By Nancy Hamilton
Mention cameras in the courtroom and the name of O.J. Simpson immediately comes to the mind of most Americans. You remember—defense attorney Johnny Cochran deftly addressed the jury and television audience chanting “if it doesn’t fit you must acquit,” in his closing argument of the 1995 trial.
But even before O.J, in 1954, Dr. Sam Sheppard was convicted of second degree murder of his wife in their bedroom after a trial that the U.S. Supreme Court later held denied him due process, in part because a “carnival atmosphere” occasioned by extensive publicity that had permeated the trial. And, in 1935, there was the nationally sensationalized trial of Bruno Hauptmann who was tried, convicted and executed for the kidnapping and murder of Charles Lindbergh, Jr., the two year old son of the national hero and aviator. The intensive and aggressive media coverage of each of these trials resulted in heavy criticism that the media alone was responsible for turning them into circuses. Indeed, the O. J. backlash still serves as the primary reason for most critics who seek to ban cameras in the courtroom. But times are changing.
Today, we are unfortunately in the midst of yet another sensational murder trial. Once again, as in the Lindbergh case, the body of a toddler who disappeared was found in some woods not far from home. In this case though, it is a Florida toddler’s mother, Casey Anthony, who is on trial for her two year old daughter Caylee’s death. Defense counsel for Ms. Anthony moved to bar cameras at trial blaming the intense media spotlight for concerns about seating an impartial jury. Chief Judge Blevin Perry, in considering the motion, however, stated, “We don’t live in Egypt. We don’t live in Libya… There’s a thing called the First Amendment. Whether we like it or not it’s in the Constitution.” He added, “The First Amendment is not totally absolute, but it’s pretty close to being absolute.” The motion was denied.

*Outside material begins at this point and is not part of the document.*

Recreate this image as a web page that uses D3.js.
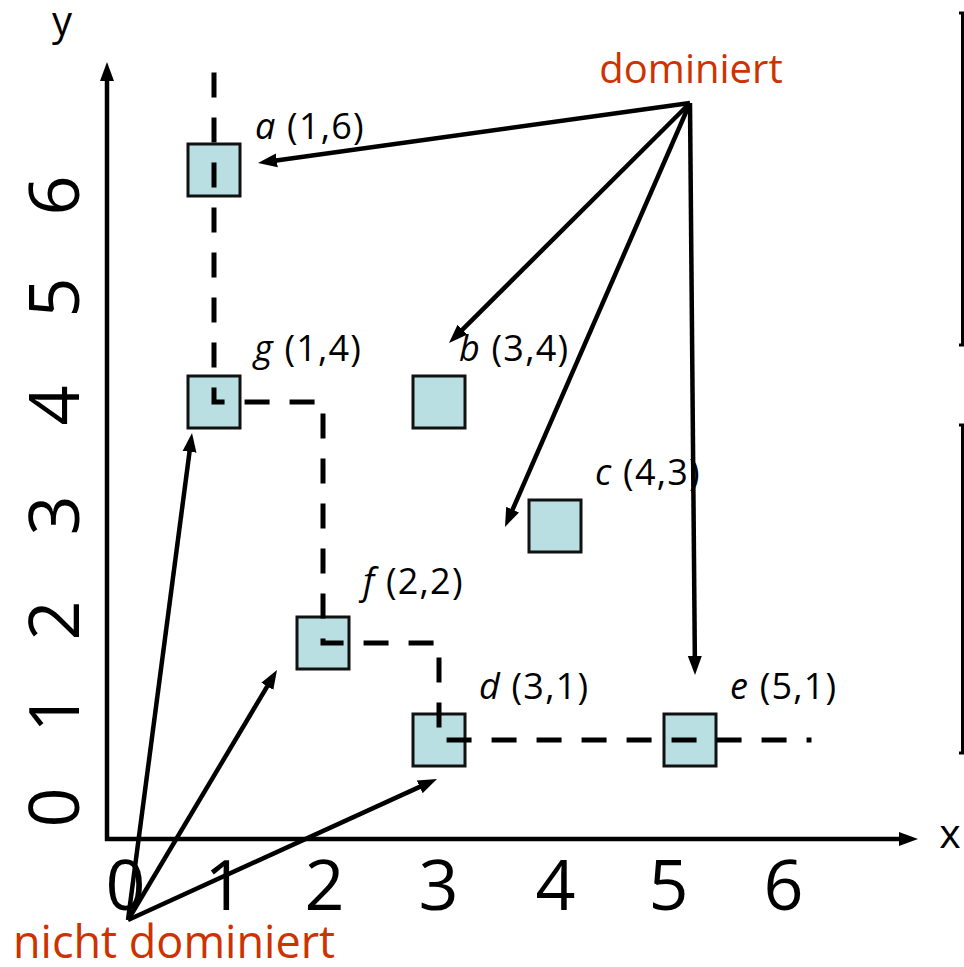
<!DOCTYPE html>
<html>
<head>
<meta charset="utf-8">
<script src="https://cdn.jsdelivr.net/npm/d3@7"></script>
<style>
  body { margin: 0; background: #fff; }
  svg { display: block; }
  text { font-family: "Open Sans", "Noto Sans", sans-serif; }
</style>
</head>
<body>
<svg id="chart" width="964" height="967"></svg>
<script>
// ---- data ----
const pointNames = ["a", "b", "c", "d", "e", "f", "g"];
const pointX = [1, 3, 4, 3, 5, 2, 1];
const pointY = [6, 4, 3, 1, 1, 2, 4];
const tickValues = [0, 1, 2, 3, 4, 5, 6];
const frontierNames = ["a", "g", "f", "d", "e"];      // Pareto frontier, top-left to bottom-right
const frontierEnds = { top: 6.84, right: 5.9 };      // where the dashed staircase runs out
const dominatedTargets = ["a", "b", "c", "e"];
const nonDominatedTargets = ["g", "f", "d"];
const axisTitles = { x: "x", y: "y" };
const calloutTexts = { dom: "dominiert", nonDom: "nicht dominiert" };

// ---- layout ----
const W = 964, H = 967;
const accent = "#cc3300";
const boxFill = "#b9dfe2";
const boxSize = 52;
const axisLeft = 107, axisBottom = 839, axisTop = 62, axisRight = 918;

// point placement scales (hand-drawn slide: spacing is not uniform)
const x = d3.scaleLinear().domain([1, 2, 3, 4, 5]).range([214, 323, 439, 555, 690]);
const y = d3.scaleLinear().domain([1, 2, 3, 4, 6]).range([740, 643, 526, 402, 170]);
// tick label scales
const xTick = d3.scaleLinear().domain(tickValues).range([125, 224, 324, 438, 555, 668, 783]);
const yTick = d3.scaleLinear().domain(tickValues).range([807, 712, 620, 515, 405, 297, 195]);

const points = pointNames.map((n, i) => ({ name: n, x: pointX[i], y: pointY[i] }));
const byName = Object.fromEntries(points.map(p => [p.name, p]));

// label offsets from the box centre (px)
const labelShift = { a: [41, -31], b: [20, -41], f: [40, -49] };
const defaultLabelShift = [40, -41];

// arrow tip offsets from the box centre (px)
const tipOffset = {
  a: [44, -7], b: [10, -59], c: [-50, 1], e: [5, -65],
  g: [-22, 31], f: [-46, 27], d: [-2, 39]
};

const svg = d3.select("#chart");
svg.append("rect").attr("width", W).attr("height", H).attr("fill", "#fff");

const defs = svg.append("defs");
defs.append("marker")
  .attr("id", "head")
  .attr("markerUnits", "userSpaceOnUse")
  .attr("viewBox", "0 -8 20 16")
  .attr("markerWidth", 20).attr("markerHeight", 16)
  .attr("refX", 6).attr("refY", 0)
  .attr("orient", "auto")
  .append("path").attr("d", "M0,-7L19,0L0,7Z").attr("fill", "#000");

// ---- axes ----
const axes = svg.append("g");
axes.append("line")
  .attr("x1", axisLeft).attr("y1", axisBottom + 2)
  .attr("x2", axisLeft).attr("y2", axisTop + 13)
  .attr("stroke", "#000").attr("stroke-width", 4.5)
  .attr("marker-end", "url(#head)");
axes.append("line")
  .attr("x1", axisLeft - 2).attr("y1", axisBottom)
  .attr("x2", axisRight - 13).attr("y2", axisBottom)
  .attr("stroke", "#000").attr("stroke-width", 4.5)
  .attr("marker-end", "url(#head)");

const xAxis = svg.append("g")
  .attr("transform", `translate(0,${axisBottom})`)
  .call(d3.axisBottom(xTick).tickValues(tickValues).tickSize(0).tickFormat(d3.format("d")));
xAxis.select(".domain").remove();
xAxis.selectAll("text")
  .attr("y", 71).attr("dy", 0)
  .attr("font-size", 70).attr("fill", "#000")
  .style("font-family", '"Open Sans", "Noto Sans", sans-serif');

const yAxis = svg.append("g")
  .call(d3.axisLeft(yTick).tickValues(tickValues).tickSize(0).tickFormat(d3.format("d")));
yAxis.select(".domain").remove();
yAxis.selectAll("text")
  .attr("x", 0).attr("y", 0).attr("dy", 0)
  .attr("text-anchor", "middle")
  .attr("transform", "translate(79,0) rotate(-90)")
  .attr("font-size", 70).attr("fill", "#000")
  .style("font-family", '"Open Sans", "Noto Sans", sans-serif');

svg.append("text").attr("x", 950).attr("y", 848)
  .attr("text-anchor", "middle").attr("font-size", 41).text(axisTitles.x);
svg.append("text").attr("x", 62).attr("y", 35)
  .attr("text-anchor", "middle").attr("font-size", 40).text(axisTitles.y);

// ---- boxes ----
svg.append("g").selectAll("rect")
  .data(points)
  .join("rect")
  .attr("x", d => x(d.x) - boxSize / 2)
  .attr("y", d => y(d.y) - boxSize / 2)
  .attr("width", boxSize).attr("height", boxSize)
  .attr("fill", boxFill)
  .attr("stroke", "#111").attr("stroke-width", 3);

// ---- dashed Pareto staircase ----
const frontierPts = [
  [byName[frontierNames[0]].x, frontierEnds.top],
  ...frontierNames.map(n => [byName[n].x, byName[n].y]),
  [frontierEnds.right, byName[frontierNames[frontierNames.length - 1]].y]
];
svg.append("path")
  .attr("d", d3.line().x(d => x(d[0])).y(d => y(d[1])).curve(d3.curveStepAfter)(frontierPts))
  .attr("fill", "none")
  .attr("stroke", "#000").attr("stroke-width", 5)
  .attr("stroke-dasharray", "25 20");

// ---- point labels ----
const labels = svg.append("g").selectAll("text")
  .data(points)
  .join("text")
  .attr("x", d => x(d.x) + (labelShift[d.name] || defaultLabelShift)[0])
  .attr("y", d => y(d.y) + (labelShift[d.name] || defaultLabelShift)[1])
  .attr("font-size", 36).attr("fill", "#000")
  .attr("letter-spacing", 1.2);
labels.append("tspan").attr("font-style", "italic").text(d => d.name);
labels.append("tspan").text(d => ` (${d.x},${d.y})`);

// ---- callouts with arrows ----
function arrows(origin, targets) {
  const g = svg.append("g");
  targets.forEach(n => {
    const p = byName[n];
    const off = tipOffset[n];
    const tx = x(p.x) + off[0], ty = y(p.y) + off[1];
    const dx = tx - origin[0], dy = ty - origin[1];
    const len = Math.hypot(dx, dy);
    const ex = tx - dx / len * 13, ey = ty - dy / len * 13;
    g.append("line")
      .attr("x1", origin[0]).attr("y1", origin[1])
      .attr("x2", ex).attr("y2", ey)
      .attr("stroke", "#000").attr("stroke-width", 4.5)
      .attr("marker-end", "url(#head)");
  });
}

svg.append("text").attr("x", 691).attr("y", 83)
  .attr("text-anchor", "middle").attr("font-size", 40).attr("fill", accent)
  .text(calloutTexts.dom);
arrows([690, 103], dominatedTargets);

svg.append("text").attr("x", 13).attr("y", 958)
  .attr("font-size", 45).attr("fill", accent)
  .text(calloutTexts.nonDom);
arrows([128, 920], nonDominatedTargets);

// ---- slide edge brackets ----
svg.append("g").selectAll("path")
  .data([[13, 345], [425, 753]])
  .join("path")
  .attr("d", d => `M959,${d[0]}H962.5V${d[1]}H959`)
  .attr("fill", "none").attr("stroke", "#000").attr("stroke-width", 3);
</script>
</body>
</html>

So far, this case is different from OJ—at least insofar as the cameras inside the courtroom are concerned. Indeed, the media attention given the Casey Anthony case has far eclipsed the Simpson coverage of sixteen years ago, not to mention Sheppard and Hauptman over 75 years ago. Network and cable stations are dedicated to broadcasting the trial live on-the-air and streaming video over the internet every court day, all day, including Saturdays. Social media sites such as Twitter, Facebook, blogs and live chats offer the public opportunities to publish, argue, express and form opinions in an instant. The Orlando Sentinel, for example, offers an online chat room which has reportedly attracted up to 124,680 people a day to watch live streaming video and then “discuss.” I can’t walk through an airport or the downtown Houston food court without seeing the trial broadcast live from multiple venues. It is simply inescapable.

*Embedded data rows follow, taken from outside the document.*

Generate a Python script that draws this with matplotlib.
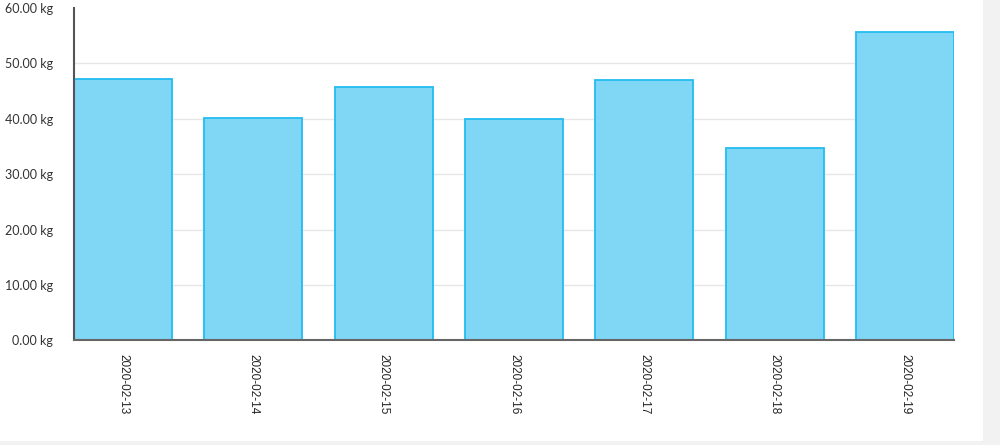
import matplotlib
matplotlib.use("Agg")
import matplotlib.pyplot as plt
from matplotlib.patches import Rectangle

dates = ["2020-02-13", "2020-02-14", "2020-02-15", "2020-02-16",
         "2020-02-17", "2020-02-18", "2020-02-19"]
weights = [47.2, 40.2, 45.7, 39.9, 47.0, 34.8, 55.7]
yticks = [0, 10, 20, 30, 40, 50, 60]

fig = plt.figure(figsize=(10, 4.45), dpi=100)
fig.patch.set_facecolor("white")

# grey strips at the page edges
fig.add_artist(Rectangle((0.983, 0), 0.017, 1, transform=fig.transFigure,
                         facecolor="#f2f2f2", edgecolor="none"))
fig.add_artist(Rectangle((0, 0), 1, 0.009, transform=fig.transFigure,
                         facecolor="#f2f2f2", edgecolor="none"))

ax = fig.add_axes([0.074, 0.235, 0.88, 0.747])
x = list(range(len(dates)))
w = 0.752
ax.bar(x, weights, width=w, color="#7fd6f5", edgecolor="#22bcf0",
       linewidth=1.3, zorder=2)

ax.set_xlim(-w / 2, len(dates) - 1 + w / 2)
ax.set_ylim(0, 60)
ax.set_yticks(yticks)
ax.set_yticklabels([f"{v:.2f} kg" for v in yticks], fontfamily="Lato",
                   fontsize=9, color="#333333")
ax.set_xticks(x)
ax.set_xticklabels(dates, rotation=270, fontsize=8.5, color="#222222",
                   fontfamily="Liberation Sans")
ax.tick_params(axis="both", length=0)
ax.tick_params(axis="x", pad=10)
ax.tick_params(axis="y", pad=15)

ax.grid(axis="y", color="#e6e6e6", linewidth=1, zorder=0)
ax.set_axisbelow(True)
# no gridline along the top edge
ax.get_ygridlines()[-1].set_visible(False)
for s in ["top", "right"]:
    ax.spines[s].set_visible(False)
ax.spines["left"].set_color("#555555")
ax.spines["left"].set_linewidth(1.5)
ax.spines["bottom"].set_color("#666666")
ax.spines["bottom"].set_linewidth(1.5)

fig.savefig("out.png", dpi=100)
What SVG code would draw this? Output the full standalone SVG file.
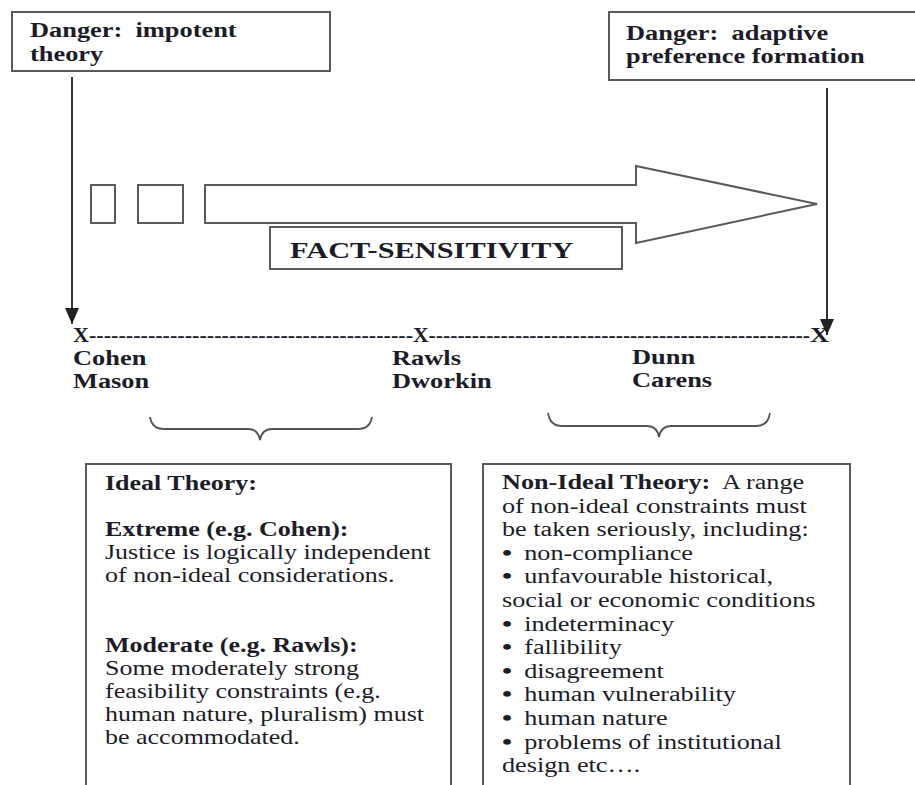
<svg xmlns="http://www.w3.org/2000/svg" width="915" height="785" viewBox="0 0 915 785">
<style>
  .box { fill: #fff; stroke: #5a5a5a; stroke-width: 2; }
  .t { font-family: "Liberation Serif", "Times New Roman", serif; font-size: 20px; fill: #1c1c28; white-space: pre; }
  .b { font-weight: bold; }
  .bul { font-weight: bold; font-size: 22px; }
  .ln { stroke: #333; stroke-width: 2; fill: none; }
  .brace { stroke: #555; stroke-width: 1.8; fill: none; }
</style>
<defs>
  <marker id="ah" markerWidth="18" markerHeight="14" refX="16" refY="7" orient="auto" markerUnits="userSpaceOnUse">
    <path d="M0,0 L16,7 L0,14 Z" fill="#222"/>
  </marker>
</defs>
<rect width="915" height="785" fill="#fff"/>

<g id="danger-impotent">
  <rect class="box" x="12" y="12" width="318" height="59"/>
  <text class="t b" transform="matrix(1.32 0 0 1 30 37)"><tspan x="0" y="0">Danger:  impotent</tspan><tspan x="0" y="24">theory</tspan></text>
</g>

<g id="danger-adaptive">
  <rect class="box" x="609" y="12" width="330" height="68"/>
  <text class="t b" transform="matrix(1.32 0 0 1 626 40)"><tspan x="0" y="0">Danger:  adaptive</tspan><tspan x="0" y="23">preference formation</tspan></text>
</g>

<g id="fact-arrow">
  <rect class="box" x="91" y="185" width="24" height="38"/>
  <rect class="box" x="138" y="185" width="45" height="38"/>
  <polygon class="box" points="205,185 636,185 636,166 817,204 636,243 636,223 205,223"/>
</g>

<g id="fact-sensitivity">
  <rect class="box" x="270" y="227" width="352" height="42"/>
  <text class="t b" style="font-size:23px" transform="matrix(1.32 0 0 1 290 258)">FACT-SENSITIVITY</text>
</g>

<g id="connectors">
  <line class="ln" x1="72" y1="77" x2="72" y2="324" marker-end="url(#ah)"/>
  <line class="ln" x1="827" y1="88" x2="827" y2="335" marker-end="url(#ah)"/>
  <path class="brace" d="M150,417 Q152,429 164,429 L248,429 Q258,429 260,440 Q262,429 272,429 L358,429 Q370,429 372,417"/>
  <path class="brace" d="M548,413 Q550,426 562,426 L647,426 Q657,426 659,437 Q661,426 671,426 L756,426 Q768,426 770,413"/>
</g>

<g id="scale-line">
  <text class="t b" x="73" y="342" textLength="340" lengthAdjust="spacingAndGlyphs">X--------------------------------------------</text>
  <text class="t b" x="413" y="342" textLength="397" lengthAdjust="spacingAndGlyphs">X-----------------------------------------------------</text>
  <text class="t b" transform="matrix(1.32 0 0 1 810 342)">X</text>
</g>

<g id="cohen-mason">
  <text class="t b" transform="matrix(1.32 0 0 1 73 365)"><tspan x="0" y="0">Cohen</tspan><tspan x="0" y="23">Mason</tspan></text>
</g>
<g id="rawls-dworkin">
  <text class="t b" transform="matrix(1.32 0 0 1 392 365)"><tspan x="0" y="0">Rawls</tspan><tspan x="0" y="23">Dworkin</tspan></text>
</g>
<g id="dunn-carens">
  <text class="t b" transform="matrix(1.32 0 0 1 632 364)"><tspan x="0" y="0">Dunn</tspan><tspan x="0" y="23">Carens</tspan></text>
</g>

<g id="ideal-theory">
  <rect class="box" x="86" y="464" width="365" height="340"/>
  <text class="t" transform="matrix(1.3 0 0 1 105 490)"><tspan x="0" y="0" class="b">Ideal Theory:</tspan><tspan x="0" y="46" class="b">Extreme (e.g. Cohen):</tspan><tspan x="0" y="69">Justice is logically independent</tspan><tspan x="0" y="92">of non-ideal considerations.</tspan><tspan x="0" y="162" class="b">Moderate (e.g. Rawls):</tspan><tspan x="0" y="185">Some moderately strong</tspan><tspan x="0" y="208">feasibility constraints (e.g.</tspan><tspan x="0" y="231">human nature, pluralism) must</tspan><tspan x="0" y="254">be accommodated.</tspan></text>
</g>

<g id="non-ideal-theory">
  <rect class="box" x="483" y="464" width="367" height="340"/>
  <text class="t" transform="matrix(1.31 0 0 1 502 489)"><tspan x="0" y="0" class="b">Non-Ideal Theory:</tspan><tspan>  A range</tspan><tspan x="0" y="23.6">of non-ideal constraints must</tspan><tspan x="0" y="47.2">be taken seriously, including:</tspan><tspan x="0" y="70.8" class="bul">•</tspan><tspan x="17">non-compliance</tspan><tspan x="0" y="94.4" class="bul">•</tspan><tspan x="17">unfavourable historical,</tspan><tspan x="0" y="118">social or economic conditions</tspan><tspan x="0" y="141.6" class="bul">•</tspan><tspan x="17">indeterminacy</tspan><tspan x="0" y="165.2" class="bul">•</tspan><tspan x="17">fallibility</tspan><tspan x="0" y="188.8" class="bul">•</tspan><tspan x="17">disagreement</tspan><tspan x="0" y="212.4" class="bul">•</tspan><tspan x="17">human vulnerability</tspan><tspan x="0" y="236" class="bul">•</tspan><tspan x="17">human nature</tspan><tspan x="0" y="259.6" class="bul">•</tspan><tspan x="17">problems of institutional</tspan><tspan x="0" y="283.2">design etc….</tspan></text>
</g>
</svg>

With all this going on one would think that the Casey Anthony case is the Ringling Bros. “Big Top” of all cameras in the courtroom cases, but I think not. In my view, this extensive access permits the public to judge for themselves the conduct of the court, counsel, witnesses, and the accused without being wholly dependent upon the prismatic viewpoint of the multitude of reporters, commentators, and pundits. Although a brawl was reported among anxious and overwrought spectators outside the courthouse on June 17th that was outside not inside, and new rules were immediately put in place to assure some semblance of civility. News organizations have pooled coverage and media have assigned seats in the courtroom. Internet connections also permit fast distribution of video feeds and still photos. Unlike the notorious Judge Ito in the Simpson case, Judge Blevin Perry seems to have his courtroom well in hand. As one who appears before the trial courts on a regular basis, I well know it is the judge not the lawyers or the media who is the master of the demeanor, dignity, professionalism and civility in the courtroom.
Courts are supposed to be public and the public needs to know how our judicial system works. The public’s understanding and faith in the judicial branch is bolstered by more access to trials via cameras in the courtrooms. Indeed, starting in July, 14 selected federal courts from around the country and Guam are beginning a three year trial experiment with camera access to civil trials and proceedings in the federal system. Previously, cameras were banned in federal courts. Although the rules for the federal pilot project are restrictive, we are moving in the right direction. Let’s hope the federal pilot is a success. Moreover, let’s hope that the critics of cameras in the courtroom learn from Judge Blevin Perry that access can be given to the multitudes without a “carnival atmosphere” overtaking the proceedings.
The opinions expressed are those of the author and do not necessarily reflect the views of the firm, its clients, or any of its or their respective affiliates. This article is for informational purposes only and does not constitute legal advice.